Quando acaba a Guerra Civil espanhola, começa a Guerra Mundial e os sonhos de viajar atrasam-se. Além disso, o Opus Dei precisava de padres e Álvaro e alguns outros fazem os estudos correspondentes para serem ordenados, o que aconteceu em 1944, ainda durante a Guerra Mundial.
O Arcebispo de Madrid, que conhecia muito bem Álvaro e o admirava, comentou-lhe, antes da ordenação: «Hoje, és uma pessoa notável na sociedade, um engenheiro, cheio de prestígio e de estatuto! Mas amanhã passas a ser um simples padre...». Ele respondeu: «Senhor Bispo, há vários anos que eu entreguei o prestígio e o estatuto a Jesus Cristo». O Arcebispo, que contou esta e outras conversas com Álvaro del Portillo, ficou comovido.
Ao Arcebispo e a todos surpreendia a maturidade espiritual de Álvaro, desde o princípio, apesar de a dispersão da Guerra Civil tornar difícil a formação. Álvaro percebeu imediatamente, que o espírito do Opus Dei era um dom do Espírito Santo à Igreja e não uma ideia feliz do Fundador.
Também chama a atenção a sua capacidade de perdoar. De perdoar aquela gente enlouquecida pelo ódio, que matava cristãos como quem mata baratas. Mais tarde, aqueles que não percebiam a novidade evangélica do espírito do Opus Dei e se achavam no dever de organizar calúnias.
A vida de D. Álvaro passou-se quase toda em Roma. O Fundador encarregou-o de explicar o Opus Dei ao Papa (na altura Pio XII), que o admirou muito. Nessa mesma viagem conheceu Mons. Montini, que viria a ser o Papa Paulo VI. João XXIII nomeou-o para cargos importantes no Concílio Vaticano II. Em 1975, D. Álvaro foi eleito para suceder ao Fundador como Presidente Geral do Opus Dei. Acabou por ficar em Roma toda a vida.
É conhecida a estima que tinham por ele Paulo VI e depois João Paulo I e João Paulo II, que o nomeou Prelado do Opus Dei, quando erigiu a Obra em Prelatura Pessoal, e depois o ordenou Bispo.

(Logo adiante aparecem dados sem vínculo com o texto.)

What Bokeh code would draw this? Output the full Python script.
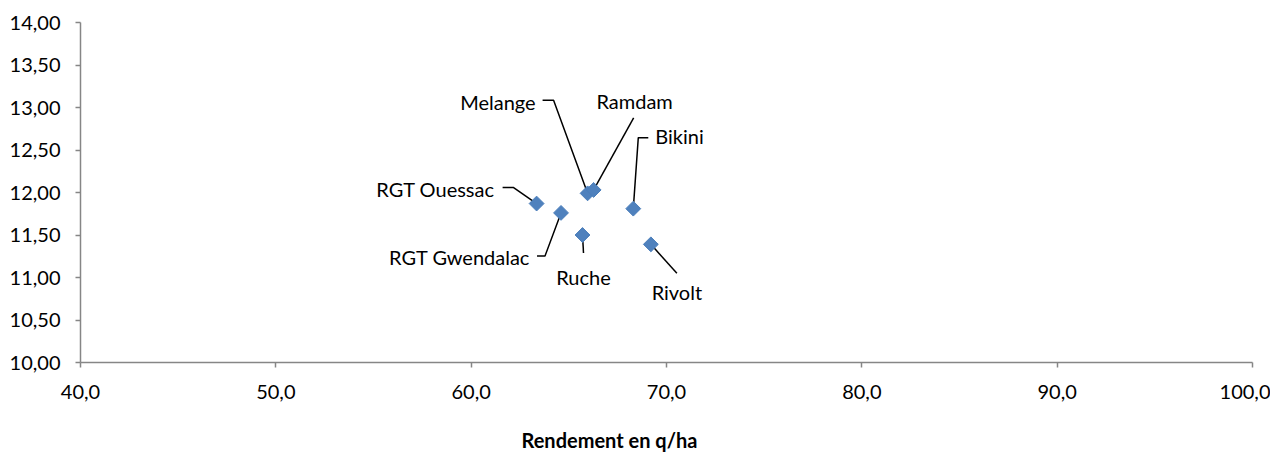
import numpy as np
from bokeh.plotting import figure
from bokeh.models import ColumnDataSource, CustomJSTickFormatter, Label, Range1d, FixedTicker, Title
from bokeh.core.properties import value
from bokeh.embed import file_html
from bokeh.resources import INLINE

# ---- data ----
varieties = ["RGT Ouessac", "RGT Gwendalac", "Ruche", "Melange", "Ramdam", "Bikini", "Rivolt"]
rendement = [63.35, 64.6, 65.7, 65.96, 66.27, 68.3, 69.2]
proteine = [11.87, 11.76, 11.50, 11.99, 12.03, 11.81, 11.39]
x_ticks = [40, 50, 60, 70, 80, 90, 100]
y_ticks = [10.0, 10.5, 11.0, 11.5, 12.0, 12.5, 13.0, 13.5, 14.0]
x_title = "Rendement en q/ha"

# ---- layout ----
FONT = "Lato"
FW, FH = 1172, 340
X0, X1, Y0, Y1 = 40, 100, 10, 14
sx = FW / (X1 - X0)
sy = FH / (Y1 - Y0)

# label placement in pixels relative to point (y downward): text offset, align, leader path
label_pos = {
    "RGT Ouessac":   ((-42, -15), "right",  [(-34, -16), (-23, -16), (0, 0)]),
    "RGT Gwendalac": ((-31, 44), "right",   [(-24, 43), (-16, 43), (0, 0)]),
    "Ruche":         ((1, 42), "center",    [(1, 18), (0, 0)]),
    "Melange":       ((-52, -91), "right",  [(-45, -93), (-34, -93), (0, 0)]),
    "Ramdam":        ((41, -89), "center",  [(40, -72), (0, 0)]),
    "Bikini":        ((22, -73), "left",    [(15, -71), (5, -71), (0, 0)]),
    "Rivolt":        ((26, 48), "center",   [(26, 29), (0, 0)]),
}

p = figure(width=1270, height=455, output_backend="svg", toolbar_location=None,
           x_range=Range1d(X0, X1), y_range=Range1d(Y0, Y1),
           frame_width=FW, frame_height=FH,
           min_border_left=80, min_border_top=22, min_border_right=18, min_border_bottom=0)
p.outline_line_color = None
p.grid.visible = False
p.background_fill_color = "white"
p.border_fill_color = "white"

# leader lines
xs, ys = [], []
for name, xv, yv in zip(varieties, rendement, proteine):
    path = label_pos[name][2]
    xs.append([xv + dx / sx for dx, dy in path])
    ys.append([yv - dy / sy for dx, dy in path])
p.multi_line(xs, ys, line_color="black", line_width=1.5)

# points
src = ColumnDataSource(dict(x=rendement, y=proteine, name=varieties))
p.scatter("x", "y", source=src, marker="square", angle=np.pi / 4, size=10.5,
          fill_color="#4F81BD", line_color="#4A7EBB", line_width=1)

# labels
for name, xv, yv in zip(varieties, rendement, proteine):
    (dx, dy), align, _ = label_pos[name]
    p.add_layout(Label(x=xv, y=yv, x_offset=dx, y_offset=-dy, text=name,
                       text_align=align, text_baseline="middle",
                       text_font=FONT, text_font_size="20px", text_color="#000000"))

# axes
for ax in (p.xaxis[0], p.yaxis[0]):
    ax.axis_line_color = "#868686"
    ax.axis_line_width = 1.5
    ax.major_tick_line_color = "#868686"
    ax.major_tick_line_width = 1.5
    ax.major_tick_in = 0
    ax.major_tick_out = 5
    ax.minor_tick_line_color = None
    ax.major_label_text_font = FONT
    ax.major_label_text_font_size = "20px"
    ax.major_label_text_color = "#000000"

p.xaxis.ticker = FixedTicker(ticks=x_ticks)
p.yaxis.ticker = FixedTicker(ticks=y_ticks)
p.xaxis.formatter = CustomJSTickFormatter(code="return tick.toFixed(1).replace('.', ',');")
p.yaxis.formatter = CustomJSTickFormatter(code="return tick.toFixed(2).replace('.', ',');")
p.xaxis.major_label_standoff = 17
p.yaxis.major_label_standoff = 15

p.add_layout(Title(text=x_title, align="left", offset=441, standoff=48,
                   text_font=FONT, text_font_style="bold", text_font_size="20px",
                   text_color="#000000"), "below")

open("out.html", "w").write(file_html(p, INLINE))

O processo de beatificação e canonização de D. Álvaro começou no final do pontificado de João Paulo II mas as principais etapas decorreram já com Bento XVI. Pouco depois de ser eleito, o Papa Francisco decidiu a beatificação, para que fosse difundido «o seu exemplo precioso de vida». Para que, diz também o Papa Francisco, nós todos «imitássemos a sua vida humilde, feliz, escondida, silenciosa, e também o seu testemunho decidido da perene novidade do Evangelho».
Dou muitas graças a Deus porque conheci pessoalmente e falei bastantes vezes com este homem que foi beatificado ontem, modelo extraordinário de normalidade. Uma pessoa de uma profundíssima vida de oração e de uma confiança total em Deus.
João Paulo II rezando diante dos restos mortais de D. Álvaro del Portillo (23 de Março de 1994).